======== RECORDED DATA ========

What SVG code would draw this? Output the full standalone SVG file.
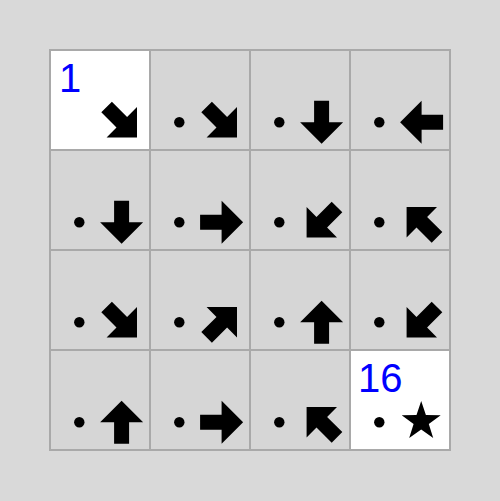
<svg xmlns="http://www.w3.org/2000/svg" width="500" height="501" viewBox="0 0 500 501">
<style>
.cell{fill:#d6d6d6;stroke:#a9a9a9;stroke-width:2}
.white{fill:#ffffff}
.dot{fill:#000}
.arr{fill:#000}
.num{font-family:"Liberation Sans",Arial,sans-serif;font-size:40px;fill:#0000ff}
</style>
<defs>
<polygon id="arrow" points="-21.5,-7.5 0,-7.5 0,-21.5 21.5,0 0,21.5 0,7.5 -21.5,7.5"/>
<polygon id="star" points="0,-20.5 4.7,-6.5 19.5,-6.3 7.6,2.5 12.0,16.6 0,8.1 -12.0,16.6 -7.6,2.5 -19.5,-6.3 -4.7,-6.5"/>
</defs>
<rect x="0" y="0" width="500" height="501" fill="#d9d9d9"/>
<g id="c1"><rect class="cell white" x="50" y="50" width="100" height="100"/><text class="num" x="59" y="92">1</text><use class="arr" href="#arrow" transform="translate(121.8,122.2) rotate(45)"/></g>
<g id="c2"><rect class="cell" x="150" y="50" width="100" height="100"/><circle class="dot" cx="179.3" cy="122.2" r="5.2"/><use class="arr" href="#arrow" transform="translate(221.8,122.2) rotate(45)"/></g>
<g id="c3"><rect class="cell" x="250" y="50" width="100" height="100"/><circle class="dot" cx="279.3" cy="122.2" r="5.2"/><use class="arr" href="#arrow" transform="translate(321.6,122.2) rotate(90)"/></g>
<g id="c4"><rect class="cell" x="350" y="50" width="100" height="100"/><circle class="dot" cx="379.3" cy="122.2" r="5.2"/><use class="arr" href="#arrow" transform="translate(421.6,122.2) rotate(180)"/></g>
<g id="c5"><rect class="cell" x="50" y="150" width="100" height="100"/><circle class="dot" cx="79.3" cy="222.2" r="5.2"/><use class="arr" href="#arrow" transform="translate(121.6,222.2) rotate(90)"/></g>
<g id="c6"><rect class="cell" x="150" y="150" width="100" height="100"/><circle class="dot" cx="179.3" cy="222.2" r="5.2"/><use class="arr" href="#arrow" transform="translate(221.6,222.2)"/></g>
<g id="c7"><rect class="cell" x="250" y="150" width="100" height="100"/><circle class="dot" cx="279.3" cy="222.2" r="5.2"/><use class="arr" href="#arrow" transform="translate(321.8,222.2) rotate(135)"/></g>
<g id="c8"><rect class="cell" x="350" y="150" width="100" height="100"/><circle class="dot" cx="379.3" cy="222.2" r="5.2"/><use class="arr" href="#arrow" transform="translate(421.8,222.2) rotate(225)"/></g>
<g id="c9"><rect class="cell" x="50" y="250" width="100" height="100"/><circle class="dot" cx="79.3" cy="322.2" r="5.2"/><use class="arr" href="#arrow" transform="translate(121.8,322.2) rotate(45)"/></g>
<g id="c10"><rect class="cell" x="150" y="250" width="100" height="100"/><circle class="dot" cx="179.3" cy="322.2" r="5.2"/><use class="arr" href="#arrow" transform="translate(221.8,322.2) rotate(-45)"/></g>
<g id="c11"><rect class="cell" x="250" y="250" width="100" height="100"/><circle class="dot" cx="279.3" cy="322.2" r="5.2"/><use class="arr" href="#arrow" transform="translate(321.6,322.2) rotate(-90)"/></g>
<g id="c12"><rect class="cell" x="350" y="250" width="100" height="100"/><circle class="dot" cx="379.3" cy="322.2" r="5.2"/><use class="arr" href="#arrow" transform="translate(421.8,322.2) rotate(135)"/></g>
<g id="c13"><rect class="cell" x="50" y="350" width="100" height="100"/><circle class="dot" cx="79.3" cy="422.2" r="5.2"/><use class="arr" href="#arrow" transform="translate(121.6,422.2) rotate(-90)"/></g>
<g id="c14"><rect class="cell" x="150" y="350" width="100" height="100"/><circle class="dot" cx="179.3" cy="422.2" r="5.2"/><use class="arr" href="#arrow" transform="translate(221.6,422.2)"/></g>
<g id="c15"><rect class="cell" x="250" y="350" width="100" height="100"/><circle class="dot" cx="279.3" cy="422.2" r="5.2"/><use class="arr" href="#arrow" transform="translate(321.8,422.2) rotate(225)"/></g>
<g id="c16"><rect class="cell white" x="350" y="350" width="100" height="100"/><text class="num" x="358" y="392">16</text><circle class="dot" cx="379.3" cy="422.2" r="5.2"/><use class="arr" href="#star" transform="translate(421.2,421.5)"/></g>
</svg>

========

== REQUIREMENTS ==
Without the pictures, retype the whole of the material above exactly.

== TASK RESULT ==
What SVG code would draw this? Output the full standalone SVG file.
<svg xmlns="http://www.w3.org/2000/svg" width="500" height="501" viewBox="0 0 500 501">
<style>
.cell{fill:#d6d6d6;stroke:#a9a9a9;stroke-width:2}
.white{fill:#ffffff}
.dot{fill:#000}
.arr{fill:#000}
.num{font-family:"Liberation Sans",Arial,sans-serif;font-size:40px;fill:#0000ff}
</style>
<defs>
<polygon id="arrow" points="-21.5,-7.5 0,-7.5 0,-21.5 21.5,0 0,21.5 0,7.5 -21.5,7.5"/>
<polygon id="star" points="0,-20.5 4.7,-6.5 19.5,-6.3 7.6,2.5 12.0,16.6 0,8.1 -12.0,16.6 -7.6,2.5 -19.5,-6.3 -4.7,-6.5"/>
</defs>
<rect x="0" y="0" width="500" height="501" fill="#d9d9d9"/>
<g id="c1"><rect class="cell white" x="50" y="50" width="100" height="100"/><text class="num" x="59" y="92">1</text><use class="arr" href="#arrow" transform="translate(121.8,122.2) rotate(45)"/></g>
<g id="c2"><rect class="cell" x="150" y="50" width="100" height="100"/><circle class="dot" cx="179.3" cy="122.2" r="5.2"/><use class="arr" href="#arrow" transform="translate(221.8,122.2) rotate(45)"/></g>
<g id="c3"><rect class="cell" x="250" y="50" width="100" height="100"/><circle class="dot" cx="279.3" cy="122.2" r="5.2"/><use class="arr" href="#arrow" transform="translate(321.6,122.2) rotate(90)"/></g>
<g id="c4"><rect class="cell" x="350" y="50" width="100" height="100"/><circle class="dot" cx="379.3" cy="122.2" r="5.2"/><use class="arr" href="#arrow" transform="translate(421.6,122.2) rotate(180)"/></g>
<g id="c5"><rect class="cell" x="50" y="150" width="100" height="100"/><circle class="dot" cx="79.3" cy="222.2" r="5.2"/><use class="arr" href="#arrow" transform="translate(121.6,222.2) rotate(90)"/></g>
<g id="c6"><rect class="cell" x="150" y="150" width="100" height="100"/><circle class="dot" cx="179.3" cy="222.2" r="5.2"/><use class="arr" href="#arrow" transform="translate(221.6,222.2)"/></g>
<g id="c7"><rect class="cell" x="250" y="150" width="100" height="100"/><circle class="dot" cx="279.3" cy="222.2" r="5.2"/><use class="arr" href="#arrow" transform="translate(321.8,222.2) rotate(135)"/></g>
<g id="c8"><rect class="cell" x="350" y="150" width="100" height="100"/><circle class="dot" cx="379.3" cy="222.2" r="5.2"/><use class="arr" href="#arrow" transform="translate(421.8,222.2) rotate(225)"/></g>
<g id="c9"><rect class="cell" x="50" y="250" width="100" height="100"/><circle class="dot" cx="79.3" cy="322.2" r="5.2"/><use class="arr" href="#arrow" transform="translate(121.8,322.2) rotate(45)"/></g>
<g id="c10"><rect class="cell" x="150" y="250" width="100" height="100"/><circle class="dot" cx="179.3" cy="322.2" r="5.2"/><use class="arr" href="#arrow" transform="translate(221.8,322.2) rotate(-45)"/></g>
<g id="c11"><rect class="cell" x="250" y="250" width="100" height="100"/><circle class="dot" cx="279.3" cy="322.2" r="5.2"/><use class="arr" href="#arrow" transform="translate(321.6,322.2) rotate(-90)"/></g>
<g id="c12"><rect class="cell" x="350" y="250" width="100" height="100"/><circle class="dot" cx="379.3" cy="322.2" r="5.2"/><use class="arr" href="#arrow" transform="translate(421.8,322.2) rotate(135)"/></g>
<g id="c13"><rect class="cell" x="50" y="350" width="100" height="100"/><circle class="dot" cx="79.3" cy="422.2" r="5.2"/><use class="arr" href="#arrow" transform="translate(121.6,422.2) rotate(-90)"/></g>
<g id="c14"><rect class="cell" x="150" y="350" width="100" height="100"/><circle class="dot" cx="179.3" cy="422.2" r="5.2"/><use class="arr" href="#arrow" transform="translate(221.6,422.2)"/></g>
<g id="c15"><rect class="cell" x="250" y="350" width="100" height="100"/><circle class="dot" cx="279.3" cy="422.2" r="5.2"/><use class="arr" href="#arrow" transform="translate(321.8,422.2) rotate(225)"/></g>
<g id="c16"><rect class="cell white" x="350" y="350" width="100" height="100"/><text class="num" x="358" y="392">16</text><circle class="dot" cx="379.3" cy="422.2" r="5.2"/><use class="arr" href="#star" transform="translate(421.2,421.5)"/></g>
</svg>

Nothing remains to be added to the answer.